[Stored data]
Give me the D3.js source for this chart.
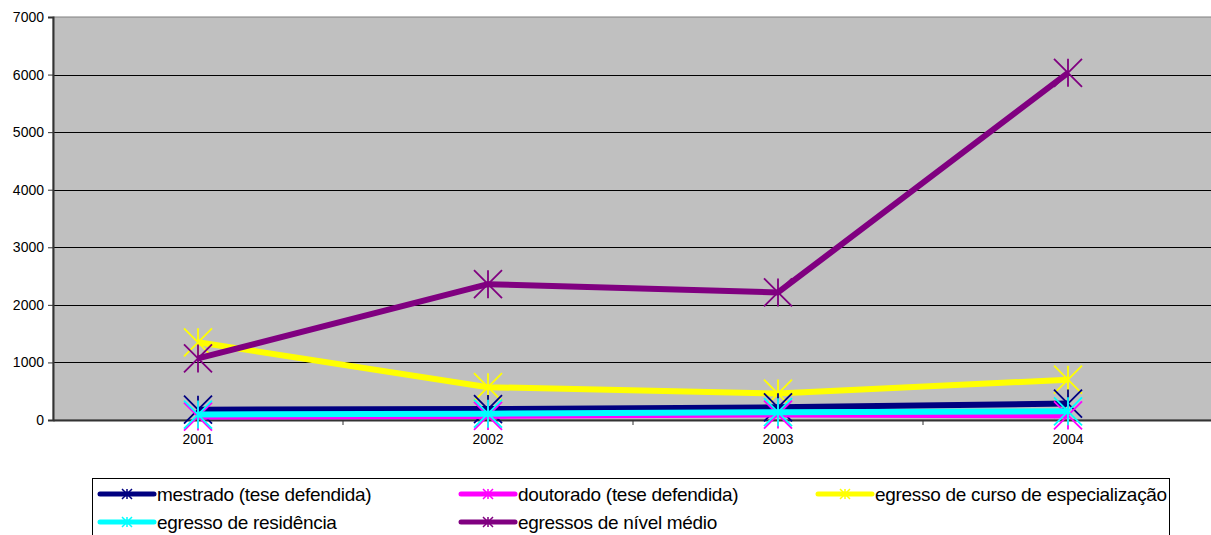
<!DOCTYPE html>
<html lang="pt">
<head>
<meta charset="UTF-8">
<title>Egressos</title>
<script src="https://cdn.jsdelivr.net/npm/d3@7"></script>
<style>
  body { margin: 0; background: #fff; }
  text { font-family: "Liberation Sans", Arial, sans-serif; fill: #000; }
</style>
</head>
<body>
<svg id="chart"></svg>
<script>
// anos (categorias)
var years = ["2001", "2002", "2003", "2004"];
var yTicks = [0, 1000, 2000, 3000, 4000, 5000, 6000, 7000];

// séries
var mestrado = [180, 190, 220, 285];
var doutorado = [60, 70, 95, 80];
var especializacao = [1350, 570, 460, 700];
var residencia = [95, 110, 135, 150];
var nivelMedio = [1070, 2360, 2215, 6030];

var seriesNames = ["mestrado (tese defendida)", "doutorado (tese defendida)",
  "egresso de curso de especialização", "egresso de residência", "egressos de nível médio"];
var seriesColors = ["#000080", "#FF00FF", "#FFFF00", "#00FFFF", "#800080"];
var seriesValues = [mestrado, doutorado, especializacao, residencia, nivelMedio];
// ordem de desenho (última por cima)
var drawOrder = [2, 4, 0, 1, 3];

var W = 1211, H = 535;
var svg = d3.select("#chart").attr("width", W).attr("height", H);

var plot = { left: 53, top: 17, right: 1213, bottom: 420 };

var x = d3.scaleBand().domain(years).range([plot.left, plot.right]);
var y = d3.scaleLinear().domain([0, 7000]).range([plot.bottom, plot.top]);

// fundo
svg.append("rect")
  .attr("x", plot.left).attr("y", plot.top)
  .attr("width", plot.right - plot.left).attr("height", plot.bottom - plot.top)
  .attr("fill", "#C0C0C0")
  .attr("stroke", "#808080").attr("stroke-width", 1);

// linhas de grade
svg.append("g").selectAll("line")
  .data(yTicks.filter(function(d) { return d > 0 && d < 7000; }))
  .enter().append("line")
  .attr("x1", plot.left).attr("x2", plot.right)
  .attr("y1", function(d) { return Math.round(y(d)) + 0.5; })
  .attr("y2", function(d) { return Math.round(y(d)) + 0.5; })
  .attr("stroke", "#000").attr("stroke-width", 1);

// eixo y
var yAxis = svg.append("g")
  .attr("transform", "translate(" + plot.left + ",0)")
  .call(d3.axisLeft(y).tickValues(yTicks).tickSize(5).tickPadding(4).tickFormat(d3.format("d")));
yAxis.select(".domain").attr("stroke", "#333").attr("stroke-width", 2);
yAxis.selectAll(".tick line").attr("stroke", "#333");
yAxis.selectAll("text").style("font-size", "14px").style("font-family", "Liberation Sans, Arial, sans-serif").attr("fill", "#000");

// eixo x
var xAxis = svg.append("g")
  .attr("transform", "translate(0," + plot.bottom + ")")
  .call(d3.axisBottom(x).tickSize(0).tickPadding(14));
xAxis.select(".domain").attr("stroke", "#333").attr("stroke-width", 2);
xAxis.selectAll("text").style("font-size", "14px").style("font-family", "Liberation Sans, Arial, sans-serif").attr("fill", "#000");
// marcas entre as categorias
svg.append("g").selectAll("line")
  .data(years.slice(1))
  .enter().append("line")
  .attr("x1", function(d) { return x(d); })
  .attr("x2", function(d) { return x(d); })
  .attr("y1", plot.bottom).attr("y2", plot.bottom + 5)
  .attr("stroke", "#333");

function starPath(s) {
  return "M0," + (-s) + "L0," + s +
    "M" + (-s) + "," + (-s) + "L" + s + "," + s +
    "M" + (-s) + "," + s + "L" + s + "," + (-s);
}

var line = d3.line()
  .x(function(d, i) { return x(years[i]) + x.bandwidth() / 2; })
  .y(function(d) { return y(d); });

var seriesG = svg.append("g");
drawOrder.forEach(function(k) {
  var g = seriesG.append("g");
  g.append("path")
    .datum(seriesValues[k])
    .attr("d", line)
    .attr("fill", "none")
    .attr("stroke", seriesColors[k])
    .attr("stroke-width", 6)
    .attr("stroke-linejoin", "round");
  g.selectAll(".mk")
    .data(seriesValues[k])
    .enter().append("path")
    .attr("class", "mk")
    .attr("transform", function(d, i) {
      return "translate(" + (x(years[i]) + x.bandwidth() / 2) + "," + y(d) + ")";
    })
    .attr("d", starPath(14))
    .attr("fill", "none")
    .attr("stroke", seriesColors[k])
    .attr("stroke-width", 1.8);
});

// legenda
var legend = svg.append("g");
legend.append("rect")
  .attr("x", 92.5).attr("y", 478.5)
  .attr("width", 1077).attr("height", 70)
  .attr("fill", "#fff").attr("stroke", "#000").attr("stroke-width", 1);

var legendCols = [100, 461, 818];
var legendRows = [494, 522];
seriesNames.forEach(function(name, k) {
  var lx = legendCols[k % 3], ly = legendRows[Math.floor(k / 3)];
  var item = legend.append("g").attr("transform", "translate(" + lx + "," + ly + ")");
  item.append("line")
    .attr("x1", 0).attr("x2", 54).attr("y1", 0).attr("y2", 0)
    .attr("stroke", seriesColors[k]).attr("stroke-width", 5)
    .attr("stroke-linecap", "round");
  item.append("path")
    .attr("transform", "translate(27,0)")
    .attr("d", starPath(5))
    .attr("fill", "none")
    .attr("stroke", seriesColors[k])
    .attr("stroke-width", 1.5);
  item.append("text")
    .attr("x", 57).attr("y", 0).attr("dy", "0.35em")
    .style("font-size", "19px")
    .style("letter-spacing", "-0.3px")
    .text(name);
});
</script>
</body>
</html>
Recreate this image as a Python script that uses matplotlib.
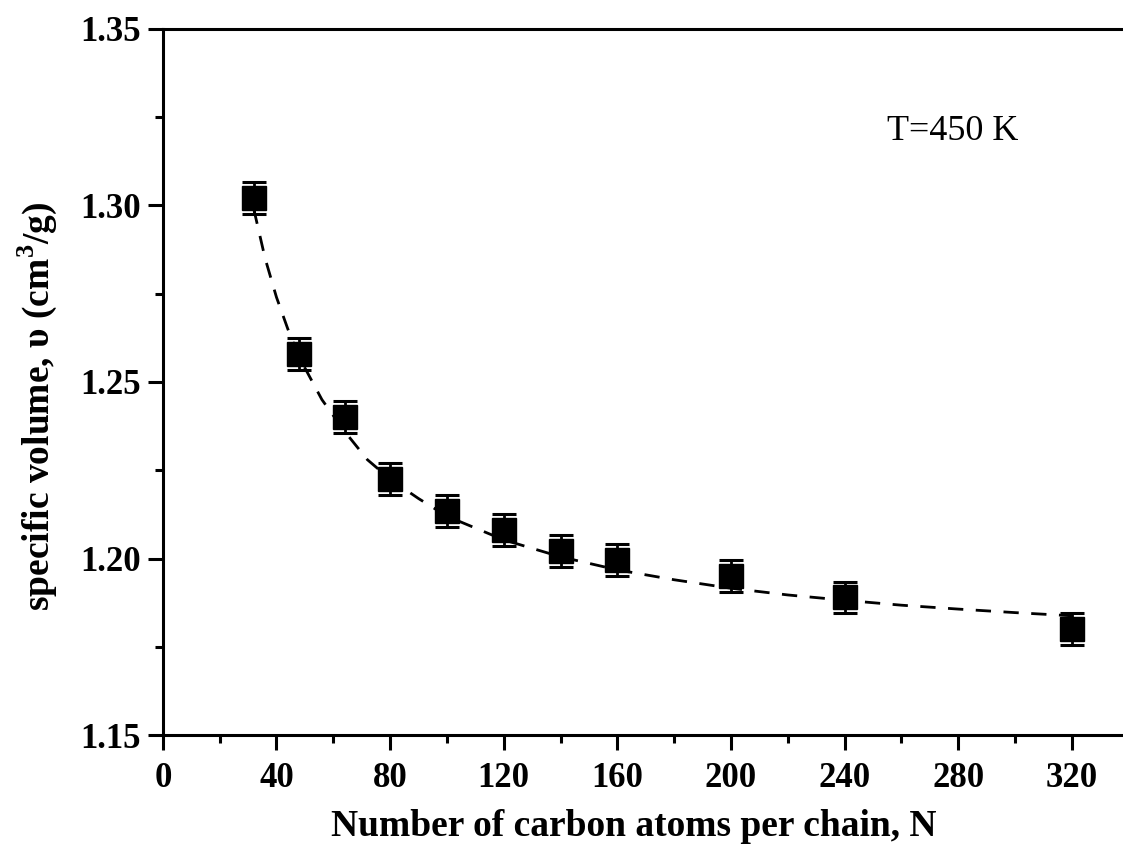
import matplotlib
matplotlib.use("Agg")
import matplotlib.pyplot as plt
from matplotlib.ticker import MultipleLocator

plt.rcParams['font.family'] = ['Liberation Serif', 'DejaVu Serif']
plt.rcParams['mathtext.fontset'] = 'custom'
plt.rcParams['mathtext.bf'] = 'Liberation Serif:bold'
plt.rcParams['mathtext.rm'] = 'Liberation Serif'

# simulation points
n_atoms = [32, 48, 64, 80, 100, 120, 140, 160, 200, 240, 320]
spec_vol = [1.302, 1.258, 1.240, 1.2225, 1.2135, 1.208, 1.2022, 1.1995, 1.195, 1.189, 1.180]
vol_err = [0.0045, 0.0045, 0.0045, 0.0045, 0.0045, 0.0045, 0.0045, 0.0045, 0.0045, 0.0045, 0.0045]

# dashed fit curve
fit_n = [32, 36, 40, 44, 48, 56, 64, 72, 80, 90, 100, 120, 140, 160, 180, 200, 220, 240, 260, 280, 300, 320]
fit_vol = [1.299, 1.285, 1.274, 1.265, 1.257, 1.245, 1.236, 1.228, 1.2225, 1.217, 1.212, 1.2053,
           1.2005, 1.1968, 1.194, 1.1916, 1.1897, 1.1882, 1.1868, 1.1857, 1.1847, 1.1838]

fig = plt.figure(figsize=(11.23, 8.46), dpi=100)
ax = fig.add_axes([0.145, 0.131, 0.855, 0.835])

ax.plot(fit_n, fit_vol, color='black', lw=2, ls=(0, (5.5, 4.5)), zorder=2)
ax.errorbar(n_atoms, spec_vol, yerr=vol_err, fmt='s', color='black', ms=17,
            elinewidth=2, capsize=8.5, capthick=2.2, zorder=3)

ax.set_xlim(0, 338)
ax.set_ylim(1.15, 1.35)
ax.xaxis.set_major_locator(MultipleLocator(40))
ax.xaxis.set_minor_locator(MultipleLocator(20))
ax.yaxis.set_major_locator(MultipleLocator(0.05))
ax.yaxis.set_minor_locator(MultipleLocator(0.025))
ax.yaxis.set_major_formatter(matplotlib.ticker.FormatStrFormatter('%.2f'))

ax.spines['right'].set_visible(False)
for s in ['left', 'bottom', 'top']:
    ax.spines[s].set_linewidth(2.2)
ax.tick_params(which='major', direction='out', length=11, width=2.2, labelsize=25, pad=5)
ax.tick_params(axis='x', which='major', pad=8)
ax.tick_params(which='minor', direction='out', length=6, width=2.2)
ax.tick_params(top=False, which='both')
for lbl in ax.get_xticklabels() + ax.get_yticklabels():
    lbl.set_fontweight('bold')

ax.set_xlabel("Number of carbon atoms per chain, N", fontsize=27, fontweight='bold')
ax.set_ylabel("specific volume, υ (cm$^{\\mathbf{3}}$/g)", fontsize=27, fontweight='bold')
ax.xaxis.set_label_coords(0.49, -0.104)
ax.yaxis.set_label_coords(-0.108, 0.465)
ax.text(255, 1.3185, "T=450 K", fontsize=26)

fig.savefig("out.png", dpi=100)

▸ Job
Take the lines from the first line of the entries through the line with "var nivelMedio = [1070, 2360, 2215, 6030];", inclusive, and give them again exactly, minus any pictures.

▸ Result for this exercise
Give me the D3.js source for this chart.
<!DOCTYPE html>
<html lang="pt">
<head>
<meta charset="UTF-8">
<title>Egressos</title>
<script src="https://cdn.jsdelivr.net/npm/d3@7"></script>
<style>
  body { margin: 0; background: #fff; }
  text { font-family: "Liberation Sans", Arial, sans-serif; fill: #000; }
</style>
</head>
<body>
<svg id="chart"></svg>
<script>
// anos (categorias)
var years = ["2001", "2002", "2003", "2004"];
var yTicks = [0, 1000, 2000, 3000, 4000, 5000, 6000, 7000];

// séries
var mestrado = [180, 190, 220, 285];
var doutorado = [60, 70, 95, 80];
var especializacao = [1350, 570, 460, 700];
var residencia = [95, 110, 135, 150];
var nivelMedio = [1070, 2360, 2215, 6030];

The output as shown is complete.